Tuesday, April 16, 2013

Performing Poetry: Poetry Post #3

Last week I wrote about my seniors' "Poetry to Art" project and featured Melissa's work. While I have students in my speech classes perform poetry in group presentations, this project is equally applicable to studying poetry in English.

First, I choose a variety of poems for students to perform. I look for poems that tell a story, although the specific poem may or may not be a narrative poem. I also look for poems students will enjoy, poems with sound effects and onomatopoeic wording, poems with the potential of using props, and poems with several characters (human and animal).

This year I used the following poems:

1. "Locked In" by Ingemar Gustafson
2. "I Heard a Fly Buzz When I Died" by Emily Dickinson
3. "Oranges" by Gary Soto
4. "Beat! Beat! Drums" by Walt Whitman
5. "The Walrus and the Carpenter" by Lewis Carol
6. "Another Reason Why I Don't Leave a Gun in the House" by Billy Collins
7. "Ozymandias" by Percy Bysshe Shelley

One reason I choose poems from the cannon is to give students pleasure in working with classic texts. If I don't tell them the poem is a classic that we often find in a text book, they eagerly choose the poem based on the title alone. Also, all the poems are easily found on the internet, making document preparation a cinch.

Huy as the barking dog in "Another Reason Why I Don't Leave a Gun in the House."


I provide students with a set of instructions, too:

1. Find "the story" in your poem. You might want to draw a plot diagram to help you visualize the story. Also, a storyboard will help you visualize the poem.

2. Determine the number of "characters" in your poem or group. Note: I did this for each class/group and determined the size of groups based on each individual poem.

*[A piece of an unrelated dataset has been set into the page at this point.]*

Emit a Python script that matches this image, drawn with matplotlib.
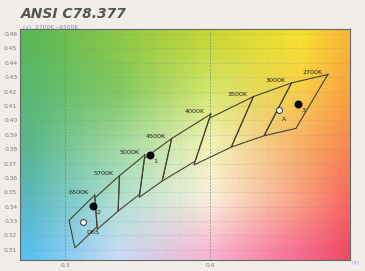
import numpy as np
import matplotlib
matplotlib.use("Agg")
import matplotlib.pyplot as plt
from matplotlib.colors import to_rgb

# ANSI C78.377 quadrangles (x, y corners)
cct_names = ["2700K", "3000K", "3500K", "4000K", "4500K", "5000K", "5700K", "6500K"]
quad_x = [
    [0.4813, 0.4562, 0.4373, 0.4593],
    [0.4562, 0.4299, 0.4147, 0.4373],
    [0.4299, 0.3996, 0.3889, 0.4147],
    [0.4006, 0.3736, 0.3670, 0.3898],
    [0.3736, 0.3548, 0.3512, 0.3670],
    [0.3551, 0.3376, 0.3366, 0.3515],
    [0.3376, 0.3207, 0.3222, 0.3366],
    [0.3205, 0.3028, 0.3068, 0.3221],
]
quad_y = [
    [0.4319, 0.4260, 0.3893, 0.3944],
    [0.4260, 0.4165, 0.3814, 0.3893],
    [0.4165, 0.4015, 0.3690, 0.3814],
    [0.4044, 0.3874, 0.3578, 0.3716],
    [0.3874, 0.3736, 0.3465, 0.3578],
    [0.3760, 0.3616, 0.3369, 0.3487],
    [0.3616, 0.3462, 0.3243, 0.3369],
    [0.3481, 0.3304, 0.3113, 0.3261],
]

# measured points
pt_labels = ["1", "2", "3"]
pt_x = [0.3586, 0.3193, 0.4607]
pt_y = [0.3760, 0.3406, 0.4114]

# reference illuminants
ref_labels = ["D65", "A"]
ref_x = [0.3127, 0.4476]
ref_y = [0.3290, 0.4074]

# background colour samples
bg_x = [0.2745, 0.3366, 0.4007, 0.4628, 0.493]
bg_y = [0.3072, 0.345, 0.3836, 0.423, 0.456]
bg_colors = [
    ["#58c0f0", "#c8dcf6", "#f8b4d0", "#f86a90", "#f04c66"],
    ["#58b8c0", "#b0e0d0", "#faf0dc", "#f8a080", "#f86c64"],
    ["#58b88c", "#a0d8a0", "#f4f4b8", "#f8b068", "#f88c50"],
    ["#58b870", "#80c860", "#d4e668", "#f8d048", "#f8a840"],
    ["#58b858", "#8cc848", "#c8d838", "#f8e030", "#f8b838"],
]

xlim = (0.269, 0.4966)
ylim = (0.303, 0.4635)

fig = plt.figure(figsize=(3.65, 2.71), dpi=100)
fig.patch.set_facecolor("#f1eee9")
ax = fig.add_axes([0.055, 0.041, 0.904, 0.852])

# background gradient
gx = np.linspace(xlim[0], xlim[1], 330)
gy = np.linspace(ylim[0], ylim[1], 230)
anchors = np.array([[to_rgb(c) for c in row] for row in bg_colors])
rows = np.stack([np.stack([np.interp(gx, bg_x, anchors[j, :, k]) for k in range(3)], -1)
                 for j in range(len(bg_y))])
img = np.stack([np.stack([np.interp(gy, bg_y, rows[:, i, k]) for k in range(3)], -1)
                for i in range(len(gx))], axis=1)
ax.imshow(img, origin="lower", extent=[xlim[0], xlim[1], ylim[0], ylim[1]],
          aspect="auto", interpolation="bilinear", zorder=0)

ax.set_xlim(xlim)
ax.set_ylim(ylim)

# grid
for v in np.arange(0.31, 0.465, 0.01):
    ax.axhline(v, color="#777777", lw=0.4, ls=(0, (1, 2)), alpha=0.6, zorder=1)
for v in np.arange(0.27, 0.50, 0.01):
    ax.axvline(v, color="#888888", lw=0.3, ls=(0, (1, 2)), alpha=0.35, zorder=1)
for v in [0.3, 0.4]:
    ax.axvline(v, color="#777777", lw=0.6, ls=(0, (2, 2)), alpha=0.8, zorder=1)

# quadrangles
for name, qx, qy in zip(cct_names, quad_x, quad_y):
    ax.plot(qx + qx[:1], qy + qy[:1], color="#45432f", lw=0.8, zorder=3)
    ax.annotate(name, (qx[0], qy[0]), xytext=(-4, 1.5), textcoords="offset points",
                ha="right", va="center", fontsize=4.6, color="#222222", zorder=4)

ax.scatter(pt_x, pt_y, s=22, color="black", zorder=5)
for lab, px, py in zip(pt_labels, pt_x, pt_y):
    ax.annotate(lab, (px, py), xytext=(2.5, -5), textcoords="offset points",
                ha="left", va="center", fontsize=4.6, color="#222222", zorder=5)

ax.scatter(ref_x, ref_y, s=18, facecolor="white", edgecolor="#333333", lw=0.7, zorder=5)
for lab, px, py in zip(ref_labels, ref_x, ref_y):
    ax.annotate(lab, (px, py), xytext=(2, -7), textcoords="offset points",
                ha="left", va="center", fontsize=4.6, color="#222222", zorder=5)

ax.set_xticks([0.3, 0.4])
ax.set_xticklabels(["0.3", "0.4"])
yt = np.round(np.arange(0.31, 0.465, 0.01), 2)
ax.set_yticks(yt)
ax.set_yticklabels(["%.2f" % v for v in yt])
ax.tick_params(length=0, labelsize=4.3, labelcolor="#777777", pad=2)
for s in ax.spines.values():
    s.set_color("#666666")
    s.set_linewidth(0.8)

fig.text(0.058, 0.948, "ANSI C78.377", fontsize=10, fontweight="bold", style="italic",
         color="#555555", ha="left", va="center")
fig.text(0.062, 0.9, "(y)  2700K~6500K", fontsize=4.3, color="#8080c0", ha="left", va="center")
fig.text(0.975, 0.03, "(x)", fontsize=4.3, color="#9aa0c8", ha="center", va="center")

fig.savefig("out.png", dpi=100, facecolor=fig.get_facecolor())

3. Plan the action. This is called blocking in the theater. Some questions to consider:

  • What props will we need for our scene?
  • Where will characters stand, move, and sit?
  • Who are you in the scene?
  • To whom are you speaking?
  • Where are you?
  • What is happening?
  • What is the tone of the poem? Does it change?
  • How can you "physicalize" (create physical gestures and movement) figurative language such as metaphor, simile, and personification?
  • Where might you pause?
  • Is there a key line the group will need to emphasize and perhaps repeat?
  • What sounds can you add to your scene?
4. Spend 15 minutes planning the performance and 15 minutes practicing the actual performance. Note It's important for kids to get up and actually practice as though on a stage or practicing an athletic event. 

5. Introduce the scene with the title and author of the poem. Conclude the scene by having someone in the group say "scene." 

6. All in your group must participate in performing the scene. This means no one person should stand to the side and narrate. Share the lines, movement, etc. Also, feel free to use your scripts; you don't have time to memorize the poem. 

I keep a crate of props and costume items in my room for students to use.

Sonnet Performances: Shakespeare's Sonnets as Scripts, a lesson from The Folger Shakespeare Library, offers additional resources for student poetry performances. 

The most important thing to remember is have fun. The more kids work with the language of poetry, the more they will understand it and love it. We don't have to limit the reading choices we give students to books. Choosing a poem to block and perform is another way to offer students choice. They won't realize they're eating poetry, even as the ink drips from their mouths during their scenes. It'll be just like feeding a toddler zucchini cake and cookies! What mom doesn't like that nutritional trick? As a teacher, I'm all for tricking teens into devouring a heaping helping of verse.